Example of how one could abstract away high-level options to leverage MDP solvers. For context, options can be thought of as a tuple which include:
- an initiation set, i.e., where can you start executing the option,
- a policy, i.e., which primitive actions are chosen while an option is active,
- and state (and maybe also action) dependent termination probabilties, i.e., when do you stop following the current active option.
The advantage of such an abstraction is that you can simply treat the options as regular actions and solve the high-level problem as you would any MDP provided you support variable discounts. The generative interface offers a simple way to combine an MDP with some an arbitrary set of options provided the solver doesn't assume constant discounts.

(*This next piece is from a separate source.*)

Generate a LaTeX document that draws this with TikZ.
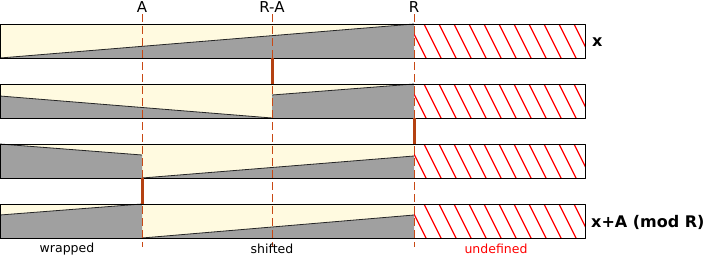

struct OptionSMDP{S, A, OPT} <: MDP{S, OPT}
mdp::MDP{S, A}
end
abstract type Option <: Policy end
function action(option::Option, s) end
function actions(option::Option) end
function terminate(option::Option, s, rng) end
function POMDPs.gen(om::OptionSMDP, s, option, rng)
cumr = 0.0
disc = 1.0
for (s, a, r, sp) in stepthrough(om.mdp, option, "s,a,r,sp", rng=rng)
cumr += r * disc
disc *= discount(om.mdp)
if terminate(option, s, rng)
break
end
end
return (sp=sp, r=cumr, disc=disc)
end
Alternatively, you could augment the underlying MDP to keep track of options. This would allow you to simulate the MDP as you would normally but doesn't provide you much in the way of abstraction.
const StateOption = NamedTuple{(:state, :option), Tuple{S, O}} where {S, O}
const ActionOption = NamedTuple{(:action, :option), Tuple{A, O}} where {A, O}
struct OptionMDP{S, A, O} <: MDP{StateOption{S, O}, ActionOption{A, O}}
mdp::MDP{S, A}
end
abstract type OptionPolicy <: Policy end
function action(policy::OptionPolicy, s::StateOption, rng::AbstractRNG)
o = s.option
if terminate(s.option, s.state, rng)
o = option(policy, s.state)
end
return ActionOption(action(o, s.state), o)
function POMDPs.gen(::DDNNode{:sp}, m::OptionMDP{S, A, O}, s::StateOption{S, O}, a::ActionOption{A, O}) where {S, A, O}
sp = POMDPs.gen(DDNNode(:sp), m.mdp, s.state, a.action)
return StateOption(sp, a.option)
end
Ideally we would be able to support both of these under a single type but whether that is feasible without adding unwanted complexity is not clear. In any case, I think that all that is really needed to permit these kind of extensions elegantly would be to permit variable discounts.